Tuesday, August 16, 2011

A Row of Sycamores...

While I sat in the dentist’s chair there’s not much to look at except the ceiling, the funky overhead light and the dental hygienist when she’s scrapping the remnants of things I’ve eaten over the past six months off my teeth. After the cleaning I waited for the dentist to see how dedicated I have been to the preservation of my teeth, I tilted my head and I saw a tree, a row of trees, actually—sycamores, that line the street. The tree brought back more than a few memories…

If you grew up in a small town, maybe someone created a “You know you grew up in__________ when…” Facebook site. Here’s the link to ours: Hometown Memories. I can’t believe how many memories have flooded back into my consciousness from that site.

As I sat and waited I looked at the tree it made me remember. I remembered a grocery store that once stood just north of those trees, and the center tree—I remember that center tree. It once had a UTA bus run into it during a snowstorm. I don’t think the bus was going very fast. It left a scare that I’m sure has long since healed.

I remember the afternoon daily newspaper used to drop their undelivered papers underneath that tree and my brother (and others…) would roll them, wrap a rubber band around the roll and put them in the canvas bags that straddled their handlebars of their Schwinn Stingray’s.

The tree also shaded my brother, sister, and I as we sat in front of a grocery store and sold our recently picked cherries from the four large cherry trees in our yard. We sold them to customers going in and out of the store. We had a little card table and a small scale and we charged 35¢ a pound for those delicious, worm-free cherries. It’s hard to believe they allowed us to sell our fruit in front of the store considering the store probably sold the same products to customers as well.

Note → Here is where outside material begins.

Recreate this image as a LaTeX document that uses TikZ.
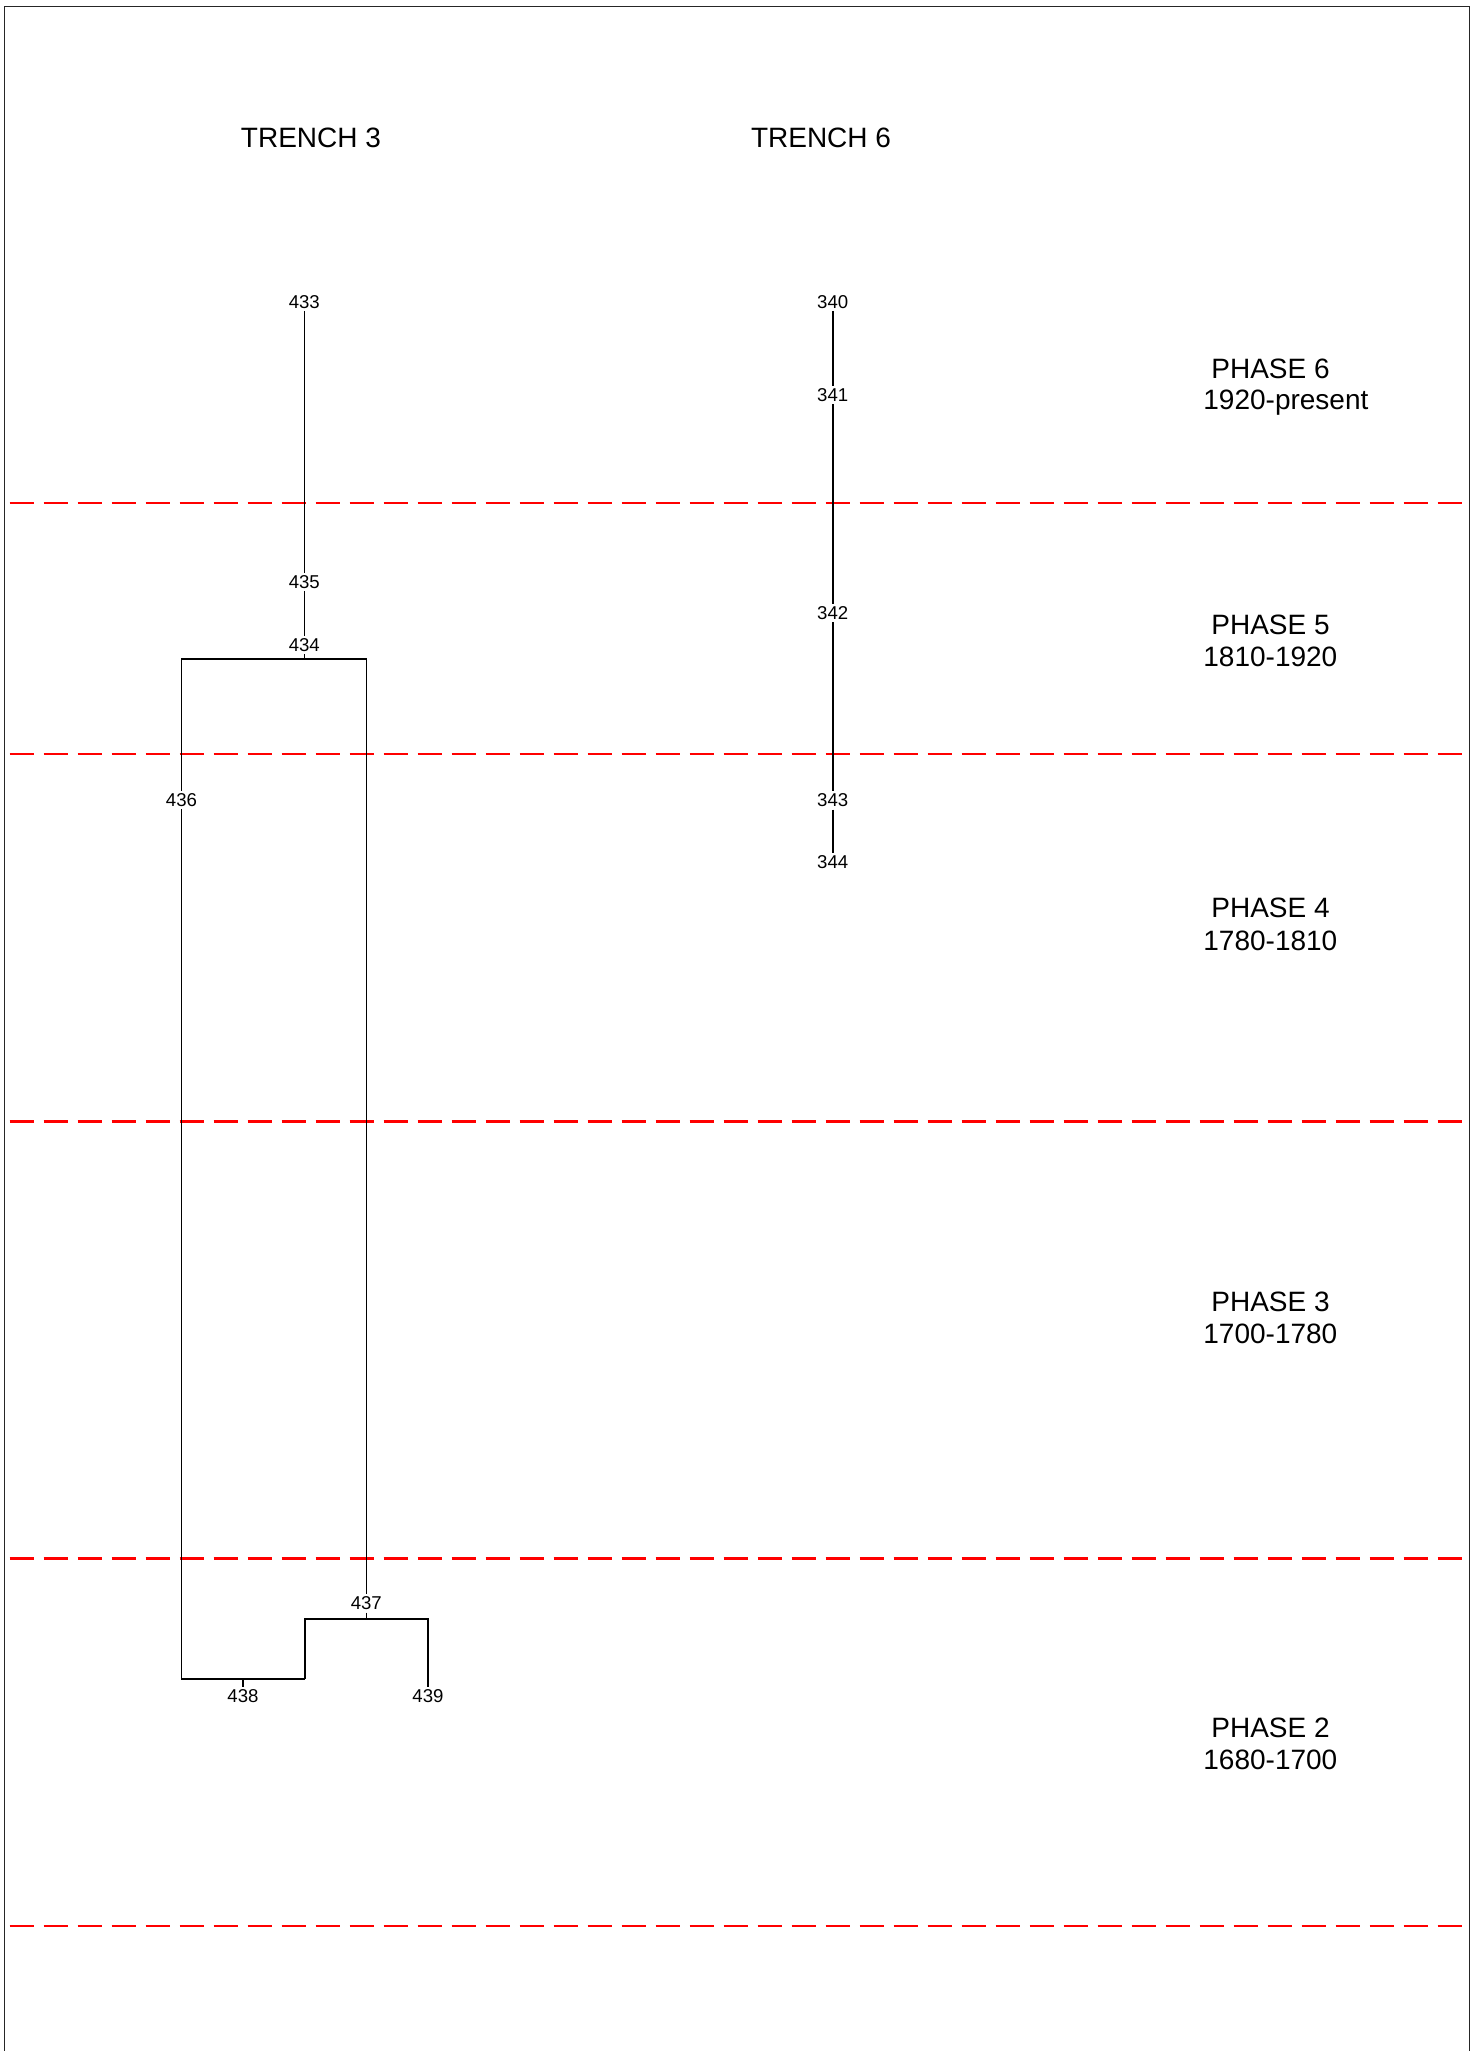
\documentclass[tikz,border=0pt]{standalone}
\usepackage{fontspec}
\setmainfont{Liberation Sans}
\begin{document}
\begin{tikzpicture}[x=0.5pt,y=-0.5pt,
  lbl/.style={font=\fontsize{9.3}{10}\selectfont, inner sep=1.1pt},
  head/.style={font=\fontsize{14}{16}\selectfont, inner sep=0pt},
  phase/.style={font=\fontsize{14}{16}\selectfont, inner sep=0pt, anchor=west},
  conn/.style={draw=black, line width=0.8pt},
  phaseline/.style={draw=red, line width=1.1pt, dash pattern=on 12pt off 5pt}]
\useasboundingbox (0,0) rectangle (1480,2051);
% frame
\draw[line width=0.5pt, black!85] (4.3,2060) -- (4.3,6.5) -- (1469,6.5) -- (1469,2060);
% phase divisions
\foreach \yy in {502.7,754,1121.5,1558.5,1926}
  \draw[phaseline] (9.5,\yy) -- (1463,\yy);
% headings
\node[head] (t3) at (311,137.4) {TRENCH 3};
\node[head] (t6) at (821,137.4) {TRENCH 6};
% phase labels
\node[phase] (p6) at (1211,369) {PHASE 6};
\node[phase] (d6) at (1203,402.7) {1920-present};
\node[phase] (p5) at (1211,624.5) {PHASE 5};
\node[phase] (d5) at (1203,657) {1810-1920};
\node[phase] (p4) at (1211,908) {PHASE 4};
\node[phase] (d4) at (1203,941) {1780-1810};
\node[phase] (p3) at (1211,1301.7) {PHASE 3};
\node[phase] (d3) at (1203,1334) {1700-1780};
\node[phase] (p2) at (1211,1728.3) {PHASE 2};
\node[phase] (d2) at (1203,1760) {1680-1700};
% trench 3 contexts
\node[lbl] (n433) at (304.3,301.7) {433};
\node[lbl] (n435) at (304.3,581.7) {435};
\node[lbl] (n434) at (304.3,645) {434};
\node[lbl] (n436) at (181.5,800) {436};
\node[lbl] (n437) at (366.3,1603.3) {437};
\node[lbl] (n438) at (243,1696) {438};
\node[lbl] (n439) at (428,1696) {439};
\coordinate (b434) at (304.3,659);
\coordinate (b437) at (366.3,1618.7);
\coordinate (b438) at (243,1679);
\coordinate (b438r) at (304.7,1679);
\draw[conn] (n433) -- (n435);
\draw[conn] (n435) -- (n434);
\draw[conn] (n434.south) -- (b434);
\draw[conn] (b434) -| (n436.north);
\draw[conn] (b434) -| (n437.north);
\draw[conn] (n436.south) |- (b438);
\draw[conn] (b438) -- (n438.north);
\draw[conn] (n437.south) -- (b437);
\draw[conn] (b437) -| (n439.north);
\draw[conn] (b437) -| (b438r);
\draw[conn] (b438r) -- (b438);
% trench 6 contexts
\node[lbl] (n340) at (832.7,301.7) {340};
\node[lbl] (n341) at (832.7,395) {341};
\node[lbl] (n342) at (832.7,613) {342};
\node[lbl] (n343) at (832.7,800.5) {343};
\node[lbl] (n344) at (832.7,861.7) {344};
\draw[conn] (n340) -- (n341);
\draw[conn] (n341) -- (n342);
\draw[conn] (n342) -- (n343);
\draw[conn] (n343) -- (n344);
\end{tikzpicture}
\end{document}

So much as changed. The store is gone, the sidewalk that rose and dipped from the huge roots of the sycamores as they dug deeper to protect themselves from the vicious east winds the community is famous for has been replaced. Where asphalt once was young trees grow hoping one day to reach the size of their elders. But as I look out the window while I wait for the dentist to give me the “Your teeth look great” speech, I see the tree and think about its history and how it interacts with my own.